- _Required work_
Read through the data and count the lines that contain the string "image"; give only the result.

- _Task inputs_
-- Start --

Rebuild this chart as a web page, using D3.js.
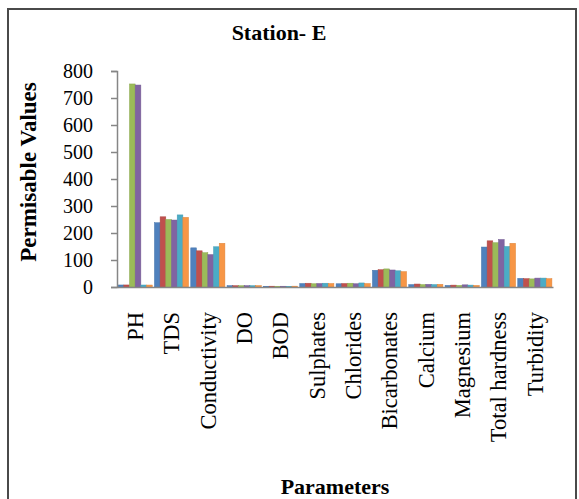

-- End --
-- Start --

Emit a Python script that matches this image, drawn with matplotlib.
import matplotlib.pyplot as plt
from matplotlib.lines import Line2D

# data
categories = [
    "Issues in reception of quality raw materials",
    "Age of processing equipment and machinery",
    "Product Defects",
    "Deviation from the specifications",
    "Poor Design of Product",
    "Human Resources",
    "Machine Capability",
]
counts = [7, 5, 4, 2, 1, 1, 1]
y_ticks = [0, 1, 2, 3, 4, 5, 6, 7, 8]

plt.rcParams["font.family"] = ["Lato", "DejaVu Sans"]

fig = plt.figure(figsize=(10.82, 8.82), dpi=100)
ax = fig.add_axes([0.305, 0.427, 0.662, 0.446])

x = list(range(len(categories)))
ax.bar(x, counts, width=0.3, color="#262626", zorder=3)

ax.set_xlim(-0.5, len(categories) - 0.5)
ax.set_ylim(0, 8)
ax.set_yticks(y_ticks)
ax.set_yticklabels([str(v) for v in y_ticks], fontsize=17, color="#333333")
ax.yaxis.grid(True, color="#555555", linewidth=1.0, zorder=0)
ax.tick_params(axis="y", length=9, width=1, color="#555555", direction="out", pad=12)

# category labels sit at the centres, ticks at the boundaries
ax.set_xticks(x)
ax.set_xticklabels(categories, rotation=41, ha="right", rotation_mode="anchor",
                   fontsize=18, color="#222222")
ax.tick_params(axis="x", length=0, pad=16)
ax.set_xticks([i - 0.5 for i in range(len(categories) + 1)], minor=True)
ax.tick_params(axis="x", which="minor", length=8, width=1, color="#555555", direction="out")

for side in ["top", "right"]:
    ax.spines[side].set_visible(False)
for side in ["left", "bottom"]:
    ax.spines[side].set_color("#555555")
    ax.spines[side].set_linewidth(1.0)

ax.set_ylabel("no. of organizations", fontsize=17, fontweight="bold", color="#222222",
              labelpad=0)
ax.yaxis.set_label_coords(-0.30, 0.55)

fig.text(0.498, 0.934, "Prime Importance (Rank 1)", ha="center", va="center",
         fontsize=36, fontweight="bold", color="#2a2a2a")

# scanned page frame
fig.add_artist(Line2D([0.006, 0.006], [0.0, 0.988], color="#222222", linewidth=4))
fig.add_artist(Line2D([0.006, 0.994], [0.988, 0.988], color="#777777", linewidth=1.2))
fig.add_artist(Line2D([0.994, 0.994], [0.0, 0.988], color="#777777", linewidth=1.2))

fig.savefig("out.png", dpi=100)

-- End --
-- Start --

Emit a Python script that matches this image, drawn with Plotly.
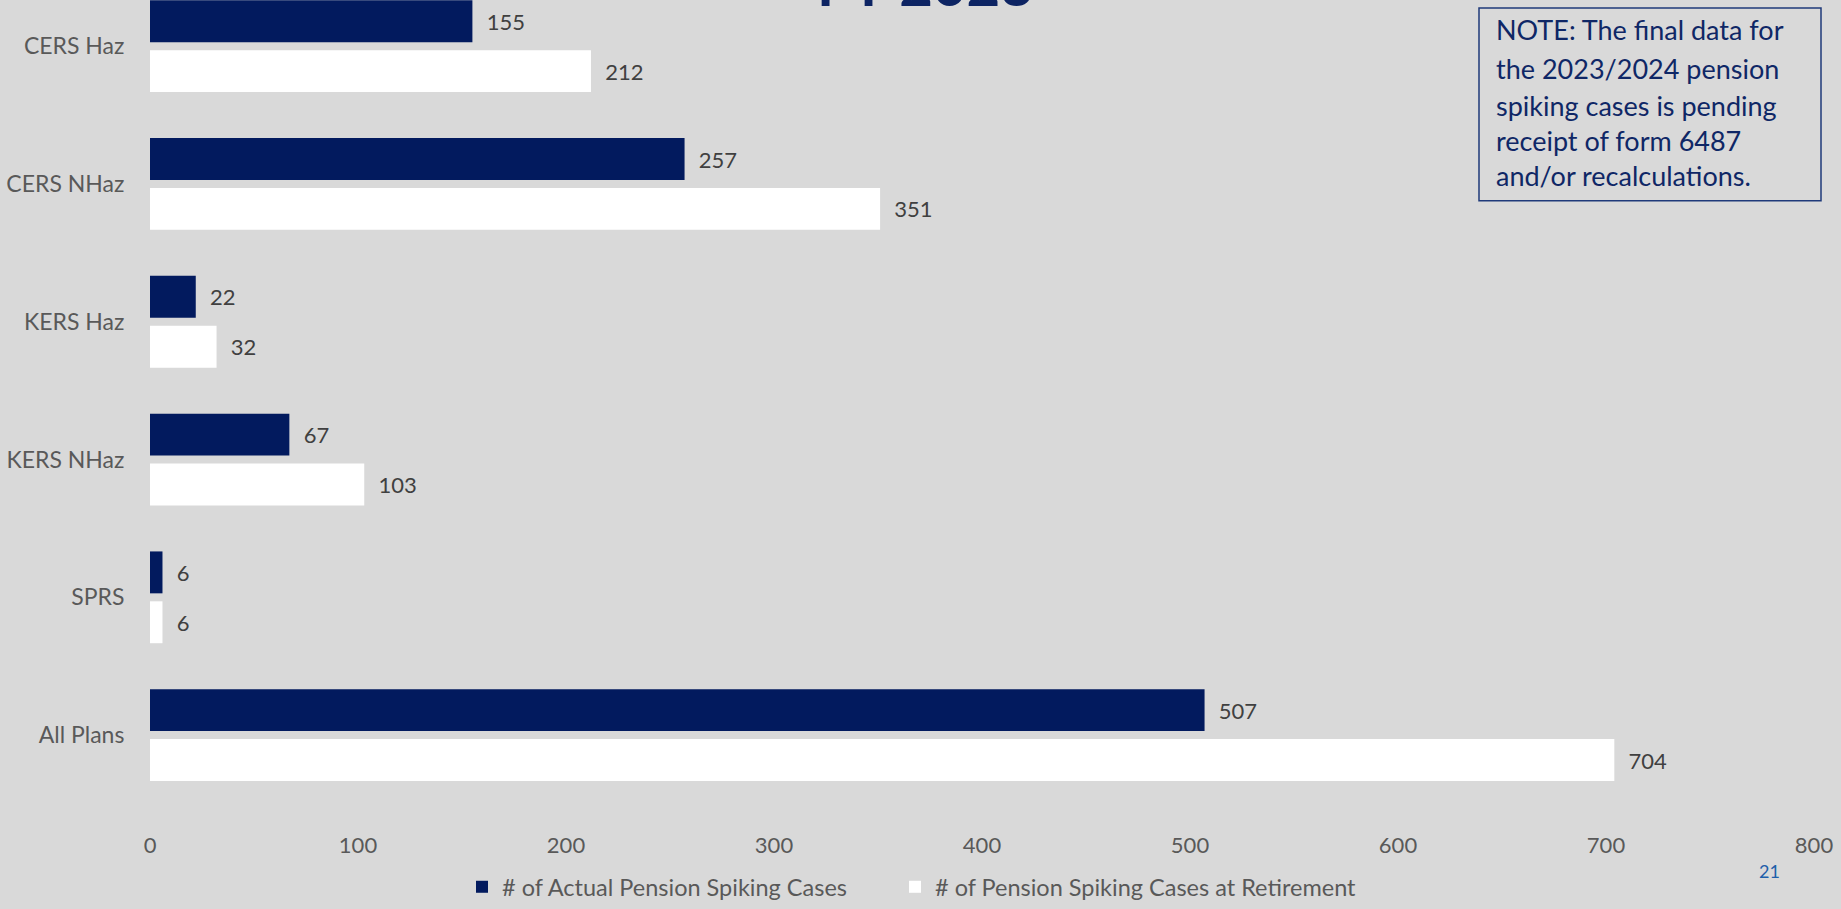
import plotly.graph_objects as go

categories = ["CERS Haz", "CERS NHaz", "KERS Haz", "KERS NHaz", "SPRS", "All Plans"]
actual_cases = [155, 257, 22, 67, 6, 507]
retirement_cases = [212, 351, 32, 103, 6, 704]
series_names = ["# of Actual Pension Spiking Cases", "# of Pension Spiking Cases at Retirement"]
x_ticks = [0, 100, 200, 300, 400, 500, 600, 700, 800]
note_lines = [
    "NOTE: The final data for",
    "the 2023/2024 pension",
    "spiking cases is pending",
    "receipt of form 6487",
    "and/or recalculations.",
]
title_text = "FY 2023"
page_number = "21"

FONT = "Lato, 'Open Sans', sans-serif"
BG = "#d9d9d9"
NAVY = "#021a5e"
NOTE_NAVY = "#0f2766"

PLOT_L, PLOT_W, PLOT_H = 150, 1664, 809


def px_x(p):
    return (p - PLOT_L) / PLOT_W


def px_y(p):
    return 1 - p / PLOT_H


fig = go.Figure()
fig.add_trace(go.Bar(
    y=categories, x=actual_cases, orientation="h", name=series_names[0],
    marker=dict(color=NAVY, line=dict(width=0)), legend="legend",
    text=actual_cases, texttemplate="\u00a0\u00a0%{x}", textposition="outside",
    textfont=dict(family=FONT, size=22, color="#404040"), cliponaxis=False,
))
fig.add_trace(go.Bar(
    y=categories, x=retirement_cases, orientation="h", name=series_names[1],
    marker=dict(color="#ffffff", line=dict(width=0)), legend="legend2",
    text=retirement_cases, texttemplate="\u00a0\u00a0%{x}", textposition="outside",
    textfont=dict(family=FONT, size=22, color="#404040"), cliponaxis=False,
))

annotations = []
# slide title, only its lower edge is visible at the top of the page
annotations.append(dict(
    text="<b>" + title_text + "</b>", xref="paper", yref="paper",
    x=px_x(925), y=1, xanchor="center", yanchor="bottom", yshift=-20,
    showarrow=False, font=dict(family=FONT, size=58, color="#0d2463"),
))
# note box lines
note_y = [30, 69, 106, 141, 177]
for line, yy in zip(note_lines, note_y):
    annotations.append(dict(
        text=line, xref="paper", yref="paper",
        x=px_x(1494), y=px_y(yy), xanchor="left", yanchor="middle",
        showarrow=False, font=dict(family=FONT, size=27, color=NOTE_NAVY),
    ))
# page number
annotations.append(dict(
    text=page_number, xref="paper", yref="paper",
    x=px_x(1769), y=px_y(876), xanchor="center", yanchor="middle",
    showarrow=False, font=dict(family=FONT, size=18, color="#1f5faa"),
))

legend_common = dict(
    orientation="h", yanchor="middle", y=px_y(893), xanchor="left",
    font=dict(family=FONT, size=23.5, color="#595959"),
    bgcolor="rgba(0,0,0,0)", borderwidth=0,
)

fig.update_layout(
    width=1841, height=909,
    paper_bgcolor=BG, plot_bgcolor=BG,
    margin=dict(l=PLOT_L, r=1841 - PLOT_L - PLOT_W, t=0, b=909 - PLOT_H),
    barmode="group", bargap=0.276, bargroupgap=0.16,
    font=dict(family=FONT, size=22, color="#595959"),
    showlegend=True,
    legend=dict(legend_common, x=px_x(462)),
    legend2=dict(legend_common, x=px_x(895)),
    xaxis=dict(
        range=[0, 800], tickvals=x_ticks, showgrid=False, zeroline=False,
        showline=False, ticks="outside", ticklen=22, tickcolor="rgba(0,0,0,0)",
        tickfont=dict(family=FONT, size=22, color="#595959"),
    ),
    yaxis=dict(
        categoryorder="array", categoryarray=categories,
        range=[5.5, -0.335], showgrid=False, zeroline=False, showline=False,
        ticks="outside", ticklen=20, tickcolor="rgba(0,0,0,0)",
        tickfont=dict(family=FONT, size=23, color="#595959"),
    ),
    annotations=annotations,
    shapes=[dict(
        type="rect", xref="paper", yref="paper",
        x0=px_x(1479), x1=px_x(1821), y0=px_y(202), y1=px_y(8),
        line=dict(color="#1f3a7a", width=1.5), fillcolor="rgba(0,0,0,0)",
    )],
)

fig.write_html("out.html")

-- End --

- _Answer to this problem_
2